Nombreux sont ceux qui l'ont dit depuis jeudi soir: à force de dégénérer chaque année en festival de la casse, la manifestation contre la brutalité policière a perdu toute crédibilité.

Les organisateurs de cet événement croient sans doute qu'en provoquant les policiers, ils prouvent la véracité de leur thèse. C'est le contraire qui se produit. Jeudi soir, les policiers sont intervenus pour limiter le vandalisme; ils ont tout simplement fait ce que la population attend d'eux.

L'exaspération des Montréalais face à ce désordre annoncé va croissante. Il s'en trouve de plus en plus pour réclamer qu'on interdise carrément la manifestation. Cela ne réglerait rien. Certains participants se moquent de la loi de toute façon. Ils ne se dispersent pas quand les policiers déclarent la manifestation illégale; on ne voit pas pourquoi ils obéiraient à une interdiction totale.

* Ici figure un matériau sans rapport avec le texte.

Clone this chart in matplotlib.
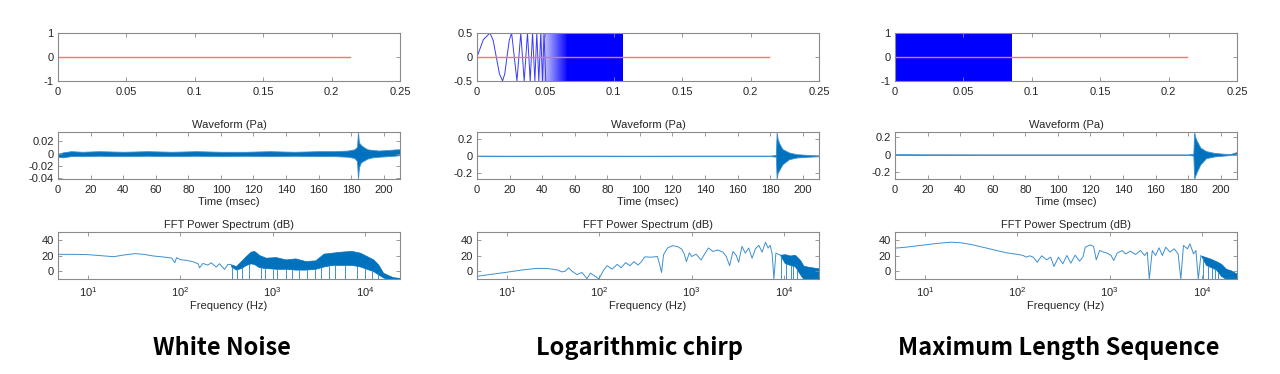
import matplotlib
matplotlib.use("Agg")
import matplotlib.pyplot as plt
from matplotlib.colors import ListedColormap
import numpy as np

plt.rcParams['font.family'] = ['Liberation Sans', 'DejaVu Sans']

# ---- 1행: 입력 신호 (sec) ----
red_end = 0.2133                    # 빨간 기준선 끝 (s)
chirp_t = [0, 0.0046, 0.0095, 0.0118, 0.0141, 0.0164, 0.0187, 0.0203, 0.0219, 0.0236,
           0.0253, 0.0292, 0.0320, 0.0345, 0.0369, 0.0389, 0.0406, 0.0423, 0.0437,
           0.0452, 0.0466, 0.0479, 0.0490, 0.0503]
chirp_v = [0, 0.36, 0.5, 0.35, 0, -0.35, -0.5, -0.35, 0, 0.35,
           0.5, -0.5, 0.5, -0.5, 0.5, -0.5, 0.5, -0.5, 0.5,
           -0.5, 0.5, -0.5, 0.5, -0.5]
chirp_fade = (0.046, 0.066)         # 선이 점점 촘촘해지는 구간
chirp_end = 0.107
mls_end = 0.0853

# ---- 2행: 측정 파형 (msec), 상/하 포락선 ----
wn_t = [0, 3, 8, 15, 25, 40, 55, 70, 85, 100, 115, 130, 145, 160, 170, 178, 182,
        183.6, 184.2, 184.8, 186, 188, 190, 193, 197, 203, 208, 210]
wn_hi = [0.0, 0.002, 0.004, 0.003, 0.004, 0.003, 0.004, 0.003, 0.004, 0.003, 0.003,
         0.004, 0.003, 0.004, 0.004, 0.005, 0.007, 0.011, 0.035, 0.018, 0.014, 0.010,
         0.007, 0.006, 0.005, 0.006, 0.007, 0.007]
wn_lo = [-0.005, -0.006, -0.004, -0.004, -0.0035, -0.004, -0.0035, -0.004, -0.0035, -0.004,
         -0.0035, -0.004, -0.0035, -0.004, -0.004, -0.005, -0.007, -0.012, -0.041, -0.022,
         -0.014, -0.011, -0.008, -0.006, -0.005, -0.004, -0.003, -0.002]

lc_t = [0, 20, 60, 100, 140, 180, 183.5, 184.0, 184.6, 185.5, 187.5, 191.5, 196, 202, 206, 210]
lc_hi = [0.003, 0.002, 0.003, 0.002, 0.003, 0.003, 0.01, 0.28, 0.2, 0.15, 0.08, 0.04, 0.02, 0.012, 0.008, 0.006]
lc_lo = [-0.003, -0.002, -0.003, -0.002, -0.003, -0.003, -0.01, -0.272, -0.2, -0.17, -0.1, -0.04, -0.02, -0.012, -0.008, -0.006]

mls_t = [0, 20, 60, 100, 140, 180, 183.2, 183.7, 184.3, 185.2, 187.5, 191, 196, 202, 206, 209, 210]
mls_hi = [0.006, 0.004, 0.003, 0.003, 0.003, 0.003, 0.01, 0.257, 0.2, 0.16, 0.08, 0.04, 0.02, 0.01, 0.008, 0.025, 0.03]
mls_lo = [-0.004, -0.004, -0.003, -0.003, -0.003, -0.003, -0.01, -0.276, -0.24, -0.2, -0.11, -0.04, -0.02, -0.01, -0.004, 0.005, 0.01]

# ---- 3행: FFT 파워 스펙트럼 (Hz, dB) ----
wn_f = [4.8, 7.0, 10, 13.6, 18.9, 24.2, 32.3, 39.7, 50.8, 65.1, 80, 86.9, 90.6, 100, 116,
        137, 155, 161, 175, 198, 215, 244, 265, 300, 326, 354]
wn_db = [21.5, 21.5, 21.1, 19.8, 18.5, 20.6, 22.4, 21.5, 19.4, 18.1, 16.8, 10.8, 17.2, 14.6,
         13.8, 12.0, 9.5, 4.3, 9.9, 7.7, 10.8, 5.2, 9.5, 2.2, 8.6, 8.6]
wn_bf = [354, 400, 453, 513, 580, 630, 713, 841, 1077, 1380, 1767, 2264, 2900, 3562, 4385,
         5617, 7194, 8838, 10420, 12300, 13910, 15740, 17820, 20180, 24000]
wn_bhi = [8.6, 6.5, 12.9, 19.4, 25.0, 25.8, 20.6, 17.2, 18.0, 15.0, 16.3, 12.9, 13.8, 22.4,
          23.6, 25.0, 25.8, 23.6, 19.4, 15.0, 8.6, -2.0, -5.0, -7.7, -8.6]
wn_blo = [6, 2, 4, 8, 10, 9, 5, 4, 3, 3, 2, 2, 3, 6, 8, 8, 8, 6, 3, 0, -4, -8, -10, -10, -10]
wn_dips = [359, 407, 464, 547, 743, 820, 1008, 1122, 1403, 1627, 1919, 2359, 2900, 3364,
           4035, 4755, 6095, 8130, 10000, 11800, 13900]

lc_f = [4.7, 6.47, 10, 14.9, 20.9, 26.8, 34.5, 39.2, 42.6, 46.3, 50.3, 57, 64.7, 73.3, 79.7,
        86.7, 98.3, 111, 121, 137, 156, 172, 192, 214, 237, 262, 285, 310, 360, 425, 451,
        471, 495, 547, 620, 704, 778, 832, 875, 944, 1000, 1114, 1264, 1397, 1520, 1695,
        1922, 2180, 2370, 2578, 2801, 3045, 3229, 3510, 3815, 4150, 4516, 4910, 5340, 5800,
        6310, 6745, 7095, 7460, 7780, 8180, 9040]
lc_db = [-6.5, -4.3, -1.3, 1.7, 3.5, 3.5, 1.7, -0.9, 0, 4.3, 0, -4.3, -1.7, -9.6, -2.6,
         -5.2, -10, 1.3, 7.0, 2.6, 8.7, 4.3, 10.9, 7.0, 12.2, 7.8, 12.2, 18.3, 17.8, 18.7, 7.8,
         -1.7, 20.9, 29.6, 32.6, 31.3, 28.3, 21.7, 12.2, 23.5, 18.7, 21.7, 14.3, 23.0, 29.6, 25.2,
         27.0, 24.3, 18.7, 7.0, 25.2, 20.0, 11.3, 31.7, 23.0, 29.6, 16.5, 28.7, 33.0, 24.3,
         37.0, 29.6, 33.0, 21.7, -10, 23.0, 20.9]
lc_bf = [9040, 10250, 11620, 13180, 14950, 16260, 18420, 21770, 24000]
lc_bhi = [20.9, 21.7, 20.0, 20.9, 14.3, 7.0, 5.6, 4.3, 3.5]
lc_blo = [20.9, 10, 8, 6, -4, -10, -10, -10, -10]
lc_dips = [9270, 10420, 11920, 12640, 13740]

mls_f = [4.7, 6.15, 10, 14.2, 19, 24.5, 32.8, 49.9, 75.8, 102, 115, 125, 136, 148, 164, 183,
         207, 229, 249, 278, 310, 343, 379, 422, 471, 512, 543, 616, 669, 715, 778, 860, 936,
         1035, 1107, 1204, 1365, 1484, 1680, 1905, 2160, 2390, 2556, 2687, 2896, 3148, 3427,
         3724, 4050, 4515, 4990, 5520, 5900, 6310, 6980, 7400, 8110, 8600, 9130, 9750]
mls_db = [29.4, 30.6, 33.6, 35.7, 37.0, 36.2, 33.6, 28.5, 23.4, 21.3, 20.0, 17.9, 19.6, 17.9,
          11.5, 19.6, 14.5, 17.9, 6.0, 17.9, 9.4, 20.0, 10.2, 20.4, 12.8, 17.9, 30.6, 33.6,
          31.5, 14.5, 26.4, 24.3, 23.0, 20.0, 13.6, 23.0, 26.4, 22.1, 25.5, 21.3, 26.4, 20.0,
          24.3, -10, 26.4, 20.0, 29.8, 20.0, 30.6, 24.3, 28.5, 22.1, -10, 32.8, 28.5, 34.9,
          22.1, 26.4, -10, 20.0]
mls_bf = [9750, 11060, 12530, 14220, 16110, 18280, 20710, 24000]
mls_bhi = [20.0, 17.9, 15.7, 12.8, 9.4, 3.0, 0.9, -3.4]
mls_blo = [20.0, 8, 5, 2, -6, -10, -10, -10]
mls_dips = [10160, 11530, 12740, 13860, 15070]

captions = ['White Noise', 'Logarithmic chirp', 'Maximum Length Sequence']
cap_x = [222, 640, 1059]

blue = '#0072BD'
W, H = 1280, 374
fig = plt.figure(figsize=(12.8, 3.74), dpi=100)

lefts = [58, 477, 895]
rows = [(33, 81), (132, 179), (232, 279)]


def make_ax(col, row):
    t, b = rows[row]
    ax = fig.add_axes([lefts[col] / W, 1 - b / H, 342 / W, (b - t) / H])
    for s in ax.spines.values():
        s.set_color('#8a8a8a')
        s.set_linewidth(0.8)
    ax.tick_params(direction='in', length=3, width=0.6, top=True, right=True,
                   labelsize=8, colors='#8a8a8a', labelcolor='#262626')
    ax.tick_params(axis='x', pad=4.5)
    ax.tick_params(axis='y', pad=3)
    return ax


def style_row1(ax, lim, ticks):
    ax.set_xlim(0, 0.25)
    ax.set_xticks([0, 0.05, 0.1, 0.15, 0.2, 0.25])
    ax.set_xticklabels(['0', '0.05', '0.1', '0.15', '0.2', '0.25'])
    ax.set_ylim(-lim, lim)
    ax.set_yticks(ticks)
    ax.set_yticklabels([('%g' % v) for v in ticks])


# 1행
ax = make_ax(0, 0)
ax.plot([0, red_end], [0, 0], color='#ff7070', lw=1)
style_row1(ax, 1, [-1, 0, 1])

ax = make_ax(1, 0)
ax.plot(chirp_t, chirp_v, color='#3a3aff', lw=0.7)
fade = ListedColormap([(0, 0, 1, a) for a in np.linspace(0.1, 1, 64)])
ax.imshow(np.linspace(0, 1, 64)[None, :], cmap=fade, aspect='auto',
          extent=[chirp_fade[0], chirp_fade[1], -0.5, 0.5], interpolation='bilinear')
ax.fill_between([chirp_fade[1], chirp_end], -0.5, 0.5, color='#0000ff', lw=0)
ax.plot([0, red_end], [0, 0], color='#ff7070', lw=1)
style_row1(ax, 0.5, [-0.5, 0, 0.5])

ax = make_ax(2, 0)
ax.fill_between([0, mls_end], -1, 1, color='#0000ff', lw=0)
ax.plot([0, red_end], [0, 0], color='#ff7070', lw=1)
style_row1(ax, 1, [-1, 0, 1])

# 2행
wave = [(wn_t, wn_hi, wn_lo, (-0.041, 0.035), [-0.04, -0.02, 0, 0.02]),
        (lc_t, lc_hi, lc_lo, (-0.272, 0.28), [-0.2, 0, 0.2]),
        (mls_t, mls_hi, mls_lo, (-0.276, 0.257), [-0.2, 0, 0.2])]
for c, (t, hi, lo, yl, yt) in enumerate(wave):
    ax = make_ax(c, 1)
    ax.fill_between(t, lo, hi, color=blue, lw=0.6, edgecolor='#3d8fd0')
    ax.set_xlim(0, 210)
    ax.set_xticks(range(0, 201, 20))
    ax.set_ylim(*yl)
    ax.set_yticks(yt)
    ax.set_yticklabels([('%g' % v) for v in yt])
    ax.set_title('Waveform (Pa)', fontsize=8, pad=3, color='#262626')
    ax.set_xlabel('Time (msec)', fontsize=8, labelpad=1.5, color='#262626')

# 3행
spec = [(wn_f, wn_db, wn_bf, wn_bhi, wn_blo, wn_dips),
        (lc_f, lc_db, lc_bf, lc_bhi, lc_blo, lc_dips),
        (mls_f, mls_db, mls_bf, mls_bhi, mls_blo, mls_dips)]
for c, (f, db, bf, bhi, blo, dips) in enumerate(spec):
    ax = make_ax(c, 2)
    ax.plot(f, db, color='#3d8fd0', lw=0.7)
    ax.fill_between(bf, blo, bhi, color=blue, lw=0.5, edgecolor=blue)
    ax.vlines(dips, -10, np.interp(dips, bf, blo), color='#3d8fd0', lw=0.7)
    ax.set_xscale('log')
    ax.set_xlim(4.7, 24000)
    ax.set_xticks([10, 100, 1000, 10000])
    ax.minorticks_off()
    ax.set_ylim(-10, 50)
    ax.set_yticks([0, 20, 40])
    ax.set_title('FFT Power Spectrum (dB)', fontsize=8, pad=3, color='#262626')
    ax.set_xlabel('Frequency (Hz)', fontsize=8, labelpad=1.5, color='#262626')

for name, x in zip(captions, cap_x):
    fig.text(x / W, 1 - 348 / H, name, ha='center', va='center', fontsize=17,
             fontweight='bold', family=['Noto Sans CJK KR', 'DejaVu Sans'])

fig.savefig('out.png', dpi=100)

Ce qu'il faut plutôt, c'est isoler les casseurs. Privés de la couverture que leur offrent, volontairement ou non, les centaines de manifestants pacifiques, ces voyous ne pourraient plus agir sans être immédiatement repérés et arrêtés. Il faut donc que les gens qui veulent dénoncer démocratiquement la brutalité policière se dissocient par tous les moyens des vandales.

En premier lieu, ils devraient organiser une manifestation complètement différente. L'événement devrait avoir lieu dans un lieu bien précis plutôt que prendre la forme d'une marche imprévisible dans les rues du centre-ville. En second lieu, les organisateurs devraient se doter d'un service d'ordre solide - les centrales syndicales pourraient offrir leur aide - ayant comme consigne d'écarter de l'événement toute personne cagoulée, masquée ou armée d'objets dangereux.

Comment les manifestants pacifiques pourraient-ils néanmoins attirer l'attention de la population? En faisant preuve de créativité. Par exemple, ils pourraient organiser un sit-in de plusieurs heures. S'ils étaient en mesure de garantir l'absence de violence, ils obtiendraient la participation d'un plus grand nombre de groupes. Imaginez un rassemblement immobile et silencieux de 10 000 ou 15 000 personnes, toutes habillées de blanc.

Les gens qui dénoncent la brutalité policière seront plus crédibles, et donc plus efficaces, quand ils auront clairement et définitivement pris leurs distances de ces brutes que sont les casseurs.